WHAT YOU WILL DO =
Extract, exactly as written, each line from the start of the records below to the line containing "fig = go.Figure()", both ends included; drop the pictures.

··· WORKING DATA

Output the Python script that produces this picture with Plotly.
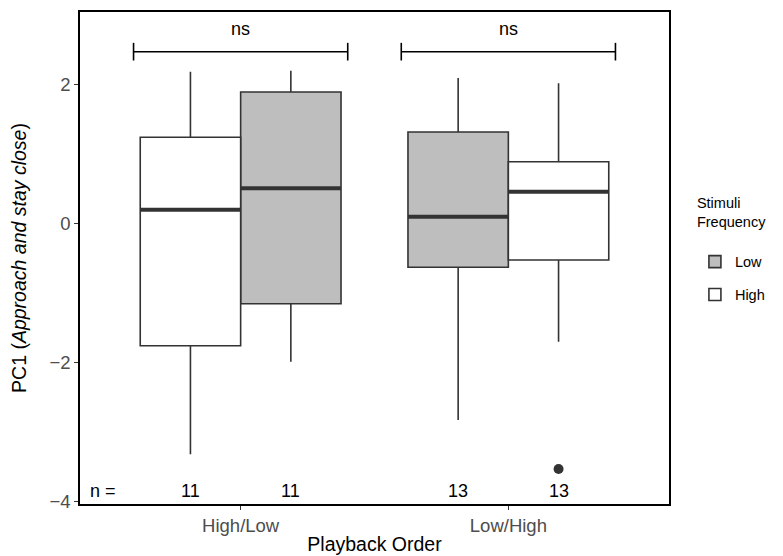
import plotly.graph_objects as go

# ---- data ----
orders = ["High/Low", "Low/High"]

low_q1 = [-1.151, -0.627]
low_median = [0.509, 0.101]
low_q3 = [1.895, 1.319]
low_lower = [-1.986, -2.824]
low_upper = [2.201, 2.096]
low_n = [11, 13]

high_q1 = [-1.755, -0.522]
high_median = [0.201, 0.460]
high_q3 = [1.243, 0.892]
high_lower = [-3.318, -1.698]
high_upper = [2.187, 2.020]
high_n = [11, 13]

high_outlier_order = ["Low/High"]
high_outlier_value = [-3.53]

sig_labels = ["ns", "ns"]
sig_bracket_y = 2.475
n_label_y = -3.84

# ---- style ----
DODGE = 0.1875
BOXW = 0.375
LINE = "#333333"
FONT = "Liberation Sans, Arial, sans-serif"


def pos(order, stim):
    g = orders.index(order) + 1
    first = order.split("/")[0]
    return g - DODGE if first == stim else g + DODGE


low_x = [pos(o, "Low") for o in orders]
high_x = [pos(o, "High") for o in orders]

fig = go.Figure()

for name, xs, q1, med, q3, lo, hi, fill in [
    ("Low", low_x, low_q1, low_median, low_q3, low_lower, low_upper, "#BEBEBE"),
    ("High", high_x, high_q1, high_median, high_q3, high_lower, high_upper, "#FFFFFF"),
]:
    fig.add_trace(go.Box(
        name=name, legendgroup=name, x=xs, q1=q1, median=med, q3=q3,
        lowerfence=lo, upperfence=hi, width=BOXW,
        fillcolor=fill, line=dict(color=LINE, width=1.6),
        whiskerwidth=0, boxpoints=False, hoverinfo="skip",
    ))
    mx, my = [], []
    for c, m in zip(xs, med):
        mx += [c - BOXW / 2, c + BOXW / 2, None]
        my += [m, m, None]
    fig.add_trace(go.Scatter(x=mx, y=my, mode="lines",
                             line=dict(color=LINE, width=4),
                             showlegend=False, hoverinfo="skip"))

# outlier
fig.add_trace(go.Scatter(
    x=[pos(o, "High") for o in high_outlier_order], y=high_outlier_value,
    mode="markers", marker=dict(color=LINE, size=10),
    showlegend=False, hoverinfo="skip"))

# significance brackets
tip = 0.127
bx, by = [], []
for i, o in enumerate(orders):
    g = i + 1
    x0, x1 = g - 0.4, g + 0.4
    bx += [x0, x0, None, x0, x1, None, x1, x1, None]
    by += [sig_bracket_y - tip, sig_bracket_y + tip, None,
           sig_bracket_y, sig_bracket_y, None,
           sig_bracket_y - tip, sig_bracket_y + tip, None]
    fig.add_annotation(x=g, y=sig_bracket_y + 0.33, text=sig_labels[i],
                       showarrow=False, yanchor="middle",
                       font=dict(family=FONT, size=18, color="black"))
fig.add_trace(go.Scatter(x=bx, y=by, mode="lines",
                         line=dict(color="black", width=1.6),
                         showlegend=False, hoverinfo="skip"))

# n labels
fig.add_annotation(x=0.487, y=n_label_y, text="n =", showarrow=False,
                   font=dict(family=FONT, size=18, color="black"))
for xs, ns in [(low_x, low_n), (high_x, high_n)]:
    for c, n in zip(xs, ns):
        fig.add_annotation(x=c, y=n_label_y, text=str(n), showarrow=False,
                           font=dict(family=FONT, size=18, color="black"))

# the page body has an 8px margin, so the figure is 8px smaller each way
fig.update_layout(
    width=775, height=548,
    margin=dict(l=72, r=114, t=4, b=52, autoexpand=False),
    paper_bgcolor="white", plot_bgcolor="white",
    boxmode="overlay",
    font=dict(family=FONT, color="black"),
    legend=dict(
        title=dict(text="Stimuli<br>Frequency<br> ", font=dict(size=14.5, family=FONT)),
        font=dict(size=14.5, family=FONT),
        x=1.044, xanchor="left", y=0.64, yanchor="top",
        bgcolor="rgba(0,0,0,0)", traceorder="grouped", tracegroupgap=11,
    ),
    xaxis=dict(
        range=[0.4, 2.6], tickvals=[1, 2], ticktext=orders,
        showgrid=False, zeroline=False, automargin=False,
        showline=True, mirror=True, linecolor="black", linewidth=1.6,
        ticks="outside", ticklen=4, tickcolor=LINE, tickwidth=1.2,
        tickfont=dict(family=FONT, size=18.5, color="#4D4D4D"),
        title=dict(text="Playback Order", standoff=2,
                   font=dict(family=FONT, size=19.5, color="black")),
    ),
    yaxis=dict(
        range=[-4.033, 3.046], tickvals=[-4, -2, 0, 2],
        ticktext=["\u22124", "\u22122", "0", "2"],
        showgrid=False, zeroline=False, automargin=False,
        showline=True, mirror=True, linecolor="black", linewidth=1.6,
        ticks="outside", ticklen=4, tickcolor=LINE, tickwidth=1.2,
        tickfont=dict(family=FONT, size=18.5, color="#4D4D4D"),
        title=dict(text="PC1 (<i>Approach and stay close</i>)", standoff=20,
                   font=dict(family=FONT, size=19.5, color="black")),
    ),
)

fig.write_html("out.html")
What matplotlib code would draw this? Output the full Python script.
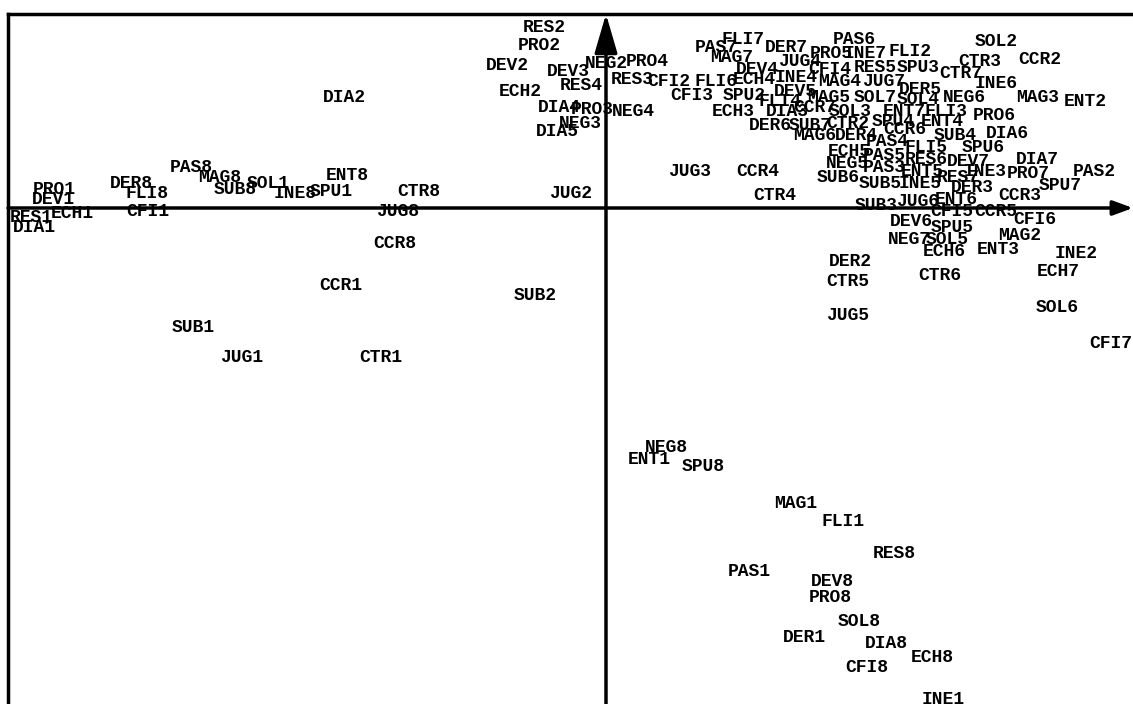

······

COMPLETED EXERCISE =
Output the Python script that produces this picture with Plotly.
import plotly.graph_objects as go

# ---- data ----
orders = ["High/Low", "Low/High"]

low_q1 = [-1.151, -0.627]
low_median = [0.509, 0.101]
low_q3 = [1.895, 1.319]
low_lower = [-1.986, -2.824]
low_upper = [2.201, 2.096]
low_n = [11, 13]

high_q1 = [-1.755, -0.522]
high_median = [0.201, 0.460]
high_q3 = [1.243, 0.892]
high_lower = [-3.318, -1.698]
high_upper = [2.187, 2.020]
high_n = [11, 13]

high_outlier_order = ["Low/High"]
high_outlier_value = [-3.53]

sig_labels = ["ns", "ns"]
sig_bracket_y = 2.475
n_label_y = -3.84

# ---- style ----
DODGE = 0.1875
BOXW = 0.375
LINE = "#333333"
FONT = "Liberation Sans, Arial, sans-serif"


def pos(order, stim):
    g = orders.index(order) + 1
    first = order.split("/")[0]
    return g - DODGE if first == stim else g + DODGE


low_x = [pos(o, "Low") for o in orders]
high_x = [pos(o, "High") for o in orders]

fig = go.Figure()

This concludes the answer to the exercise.